Bourne Valley’s reliance on Flagg Brothers, Inc. v. Brooks, 436 U.S. 149, 98 S.Ct. 1729, 56 L.Ed.2d 185 (1978) and Charmicor, Inc. v. Deaner, 572 F.2d 694 (9th Cir. 1978) is misplaced. Both of those cases addressed the “state action” requirement and found that it was not met where a private creditor enforced its contractual rights. But unlike in this case, in each of those cases, the parties had a preexisting contractual relationship as creditor and debtor. See Flagg Bros., Inc., 436 U.S. at 153, 98 S.Ct. 1729 (noting parties’ contractual relationship); Charmicor, 572 F.2d at 695 (noting that nonjudicial foreclosure statute conferred power of sale to trustee after breach of the “underlying obligation” by the debtor). The creditors’ authority to extinguish the debtors’ property rights arose out of the parties’ contractual relationships. Here, Wells Fargo and the foreclosing homeowners’ association had no preexisting relationship, contractual or otherwise. Indeed, it is unclear if they were even aware of each other’s existence. Thus, in contrast to the creditors in Flagg Brothers and Charmicor, the homeowners’ association’s ability to extinguish Wells Fargo’s interest in the Property arose directly and exclusively from the Statute.
CONCLUSION
Nevada .Revised Statutes section 116.3116’s “opt-in” notice scheme facially violated mortgage lenders’ constitutional due process rights. We therefore VACATE the district court’s judgment and remand for proceedings consistent with this opinion.
VACATED and REMANDED.
. As discussed below, the Nevada Legislature recently amended the Statute. See infra footnote 4. Unless otherwise stated, all references to the Statute are to the unamended version, which all parties agree applies to this action.
. We note the practical difficulty Wells Fargo or any mortgage lender faces in trying to prove that it did not receive notice.
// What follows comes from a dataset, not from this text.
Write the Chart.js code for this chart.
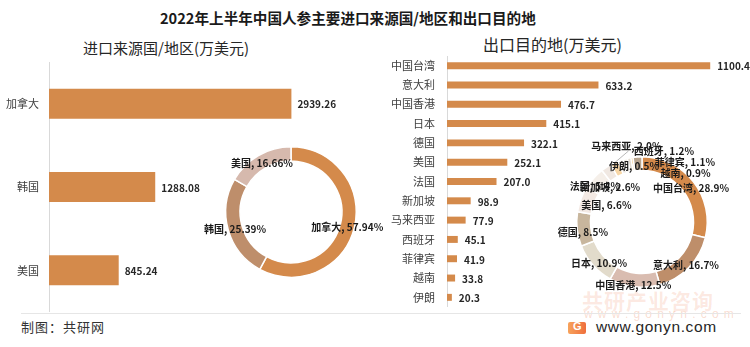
<!DOCTYPE html>
<html>
<head>
<meta charset="utf-8">
<script src="https://cdn.jsdelivr.net/npm/chart.js@4.4.1/dist/chart.umd.min.js"></script>
<style>
  body { margin: 0; background: #fff; }
  #wrap { position: relative; width: 750px; height: 347px; overflow: hidden; background: #fff;
          font-family: "Noto Sans CJK SC", "Noto Sans", sans-serif; color: #262626; }
  .txt { position: absolute; white-space: nowrap; }
  canvas { position: absolute; }
  #title { left: 160px; top: 8px; font-size: 14.6px; font-weight: bold; line-height: 20px; color: #1a1a1a; }
  #subLeft { left: 83px; top: 37px; font-size: 15px; line-height: 22px; color: #262626; }
  #subRight { left: 483px; top: 33px; font-size: 16px; line-height: 22px; color: #262626; }
  #sep { position: absolute; left: 21px; top: 313px; width: 720px; height: 1px; background: #e6e6e6; }
  #footer { left: 21px; top: 318px; font-size: 13px; line-height: 18px; letter-spacing: 1px; color: #333; }
  #wm1 { left: 582px; top: 287px; font-size: 21px; font-weight: bold; line-height: 26px; color: rgba(238,120,70,0.16); letter-spacing: 1px; }
  #wm2 { left: 584px; top: 306px; font-size: 12px; line-height: 16px; color: rgba(238,140,100,0.3); letter-spacing: 5.2px; font-family: "Liberation Sans", sans-serif; }
  #logo { position: absolute; left: 568px; top: 322px; width: 18px; height: 12px; border-radius: 2px;
          background: linear-gradient(90deg, #f7a35c, #ef6f3c); }
  #logo span { position: absolute; left: 5px; top: -2px; font: bold 11px "Liberation Sans", sans-serif; color: #fff; }
  #site { left: 596px; top: 317px; font-size: 15.5px; line-height: 20px; color: #262626; font-family: "Liberation Sans", sans-serif; letter-spacing: 0.6px; }
</style>
</head>
<body>
<div id="wrap">
  <div class="txt" id="title">2022年上半年中国人参主要进口来源国/地区和出口目的地</div>
  <div class="txt" id="subLeft">进口来源国/地区(万美元)</div>
  <div class="txt" id="subRight">出口目的地(万美元)</div>
  <div class="txt" id="wm1">共研产业咨询</div>
  <div class="txt" id="wm2">www.gonyn.com</div>
  <div id="sep"></div>
  <div class="txt" id="footer">制图：共研网</div>
  <div id="logo"><span>G</span></div>
  <div class="txt" id="site">www.gonyn.com</div>

  <canvas id="importBar" width="340" height="250" style="left:0;top:62px"></canvas>
  <canvas id="exportBar" width="380" height="251" style="left:370px;top:56px"></canvas>
  <canvas id="importPie" width="200" height="200" style="left:191px;top:112px"></canvas>
  <canvas id="exportPie" width="200" height="200" style="left:542px;top:122px"></canvas>
</div>

<script>
// 进口来源国/地区 (万美元)
const importNames = ['加拿大', '韩国', '美国'];
const importValues = [2939.26, 1288.08, 845.24];

// 出口目的地 (万美元)
const exportNames = ['中国台湾', '意大利', '中国香港', '日本', '德国', '美国', '法国',
                     '新加坡', '马来西亚', '西班牙', '菲律宾', '越南', '伊朗'];
const exportValues = [1100.4, 633.2, 476.7, 415.1, 322.1, 252.1, 207.0,
                      98.9, 77.9, 45.1, 41.9, 33.8, 20.3];

// 出口占比 (%) as printed on the ring, last slice is the unlabeled rest
const exportShareNames = exportNames.concat(['其他']);
const exportShares = [28.9, 16.7, 12.5, 10.9, 8.5, 6.6, 5.4, 2.6, 2.0, 1.2, 1.1, 0.9, 0.5, 2.2];

const FONT = '"Noto Sans CJK SC", "Noto Sans", sans-serif';
const BAR = '#d48a4b';
Chart.defaults.font.family = FONT;
Chart.defaults.animation = false;

const importColors = ['#d48a4b', '#be8e6b', '#d6b9ad'];
const exportColors = ['#d48a4b', '#be8e6a', '#d9bcb0', '#e2dbcb', '#c8b69d', '#f3e9e3', '#f5efe9',
                      '#f0e8e2', '#f7d6a6', '#e9e5df', '#f1ede6', '#e4ddd2', '#f0b346', '#b6a38d'];

// label shifts (px) for the export ring where the labels were moved apart
const exportLabelShift = {
  '中国台湾': [3, 1], '意大利': [2, 2], '中国香港': [-2, 4], '日本': [1, 2], '德国': [-1, 3],
  '美国': [19, 3], '法国': [-4, 3], '新加坡': [0, 13], '马来西亚': [9, -24],
  '西班牙': [41, -17], '菲律宾': [58, -4], '越南': [55, 7], '伊朗': [1, 1]
};

const barValueLabels = {
  id: 'barValueLabels',
  afterDatasetsDraw(chart, args, opts) {
    const ctx = chart.ctx;
    const data = chart.data.datasets[0].data;
    ctx.save();
    ctx.font = 'bold 10px ' + FONT;
    ctx.fillStyle = '#262626';
    ctx.textBaseline = 'middle';
    chart.getDatasetMeta(0).data.forEach((bar, i) => {
      ctx.fillText(data[i].toFixed(opts.decimals), bar.x + opts.offset, bar.y + 1);
    });
    ctx.restore();
  }
};

const ringLabels = {
  id: 'ringLabels',
  afterDatasetsDraw(chart, args, opts) {
    const ctx = chart.ctx;
    ctx.save();
    ctx.font = 'bold 10px ' + FONT;
    ctx.fillStyle = '#1a1a1a';
    ctx.textAlign = 'center';
    ctx.textBaseline = 'middle';
    chart.getDatasetMeta(0).data.forEach((arc, i) => {
      const text = opts.text(i);
      if (!text) return;
      const mid = (arc.startAngle + arc.endAngle) / 2;
      const r = (arc.innerRadius + arc.outerRadius) / 2;
      const shift = (opts.shift && opts.shift[chart.data.labels[i]]) || [0, 0];
      const x = arc.x + Math.cos(mid) * r + shift[0];
      const y = arc.y + Math.sin(mid) * r + shift[1];
      if (opts.leader && opts.leader === chart.data.labels[i]) {
        ctx.strokeStyle = '#a6a6a6';
        ctx.lineWidth = 0.8;
        ctx.beginPath();
        ctx.moveTo(x + 2, y + 6);
        ctx.lineTo(arc.x + Math.cos(mid) * arc.outerRadius, arc.y + Math.sin(mid) * arc.outerRadius);
        ctx.stroke();
      }
      ctx.fillText(text, x, y + 1);
    });
    ctx.restore();
  }
};

function barChart(id, names, values, max, axisWidth, pad, decimals, offset) {
  return new Chart(document.getElementById(id), {
    type: 'bar',
    data: {
      labels: names,
      datasets: [{ data: values, backgroundColor: BAR, barPercentage: 0.36, categoryPercentage: 1 }]
    },
    options: {
      indexAxis: 'y',
      responsive: false,
      layout: { padding: { top: 0, bottom: 0, left: 0, right: 4 } },
      plugins: {
        legend: { display: false },
        tooltip: { enabled: false },
        barValueLabels: { decimals: decimals, offset: offset }
      },
      scales: {
        x: { display: false, min: 0, max: max },
        y: {
          grid: { display: false, drawTicks: false },
          border: { display: true, color: '#d9d9d9', width: 1 },
          ticks: { color: '#404040', font: { size: 11 }, padding: pad },
          afterFit(axis) {
            axis.width = axisWidth;
            // keep the category bands on the full canvas height
            axis.paddingTop = 0;
            axis.paddingBottom = 0;
          }
        }
      }
    },
    plugins: [barValueLabels]
  });
}

barChart('importBar', importNames, importValues, 3480, 49, 10, 2, 6);
barChart('exportBar', exportNames, exportValues, 1250, 77, 12, 1, 7);

const importTotal = importValues.reduce((s, v) => s + v, 0);

new Chart(document.getElementById('importPie'), {
  type: 'doughnut',
  data: {
    labels: importNames,
    datasets: [{ data: importValues, backgroundColor: importColors, borderColor: '#fff', borderWidth: 1.5 }]
  },
  options: {
    responsive: false,
    cutout: '78%',
    layout: { padding: 34 },
    plugins: {
      legend: { display: false },
      tooltip: { enabled: false },
      ringLabels: { text: i => importNames[i] + ', ' + (importValues[i] / importTotal * 100).toFixed(2) + '%' }
    }
  },
  plugins: [ringLabels]
});

new Chart(document.getElementById('exportPie'), {
  type: 'doughnut',
  data: {
    labels: exportShareNames,
    datasets: [{ data: exportShares, backgroundColor: exportColors, borderColor: '#fff', borderWidth: 1.5 }]
  },
  options: {
    responsive: false,
    cutout: '79%',
    layout: { padding: 34 },
    plugins: {
      legend: { display: false },
      tooltip: { enabled: false },
      ringLabels: {
        text: i => i < exportNames.length ? exportNames[i] + ', ' + exportShares[i].toFixed(1) + '%' : '',
        shift: exportLabelShift,
        leader: '马来西亚'
      }
    }
  },
  plugins: [ringLabels]
});
</script>
</body>
</html>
See Elkins v. United States, 364 U.S. 206, 218, 80 S.Ct. 1437, 4 L.Ed.2d 1669 (1960) ("[A]s a practical matter it is never easy to prove a negative.”).
. We do not fault the district court for this omission. Wells Fargo’s due process challenge has evolved in this case. While it apparently made only an as-applied challenge before the district court, it raises a facial challenge on appeal. Nevertheless, Bourne Valley does not argue that Wells Fargo waived any facial challenge, and it is "well-established that a party can waive waiver." Norwood v. Vance, 591 F.3d 1062, 1068 (9th Cir. 2009) (internal quotation marks and citations omitted).
. The Nevada Legislature recently amended the Statute, requiring homeowners’ associations to provide holders of first deeds of trust (and all others with recorded interests) with notice of default and notice of sale even when notice has not been requested. S.B. 306 (Nev. 2015). Such amendment provides further evidence that the version of the Statute applicable in this action did not require notice unless it was requested. If the^ Statute already required homeowners’ associations affirmatively to provide notice, there would have been no need for the amendment.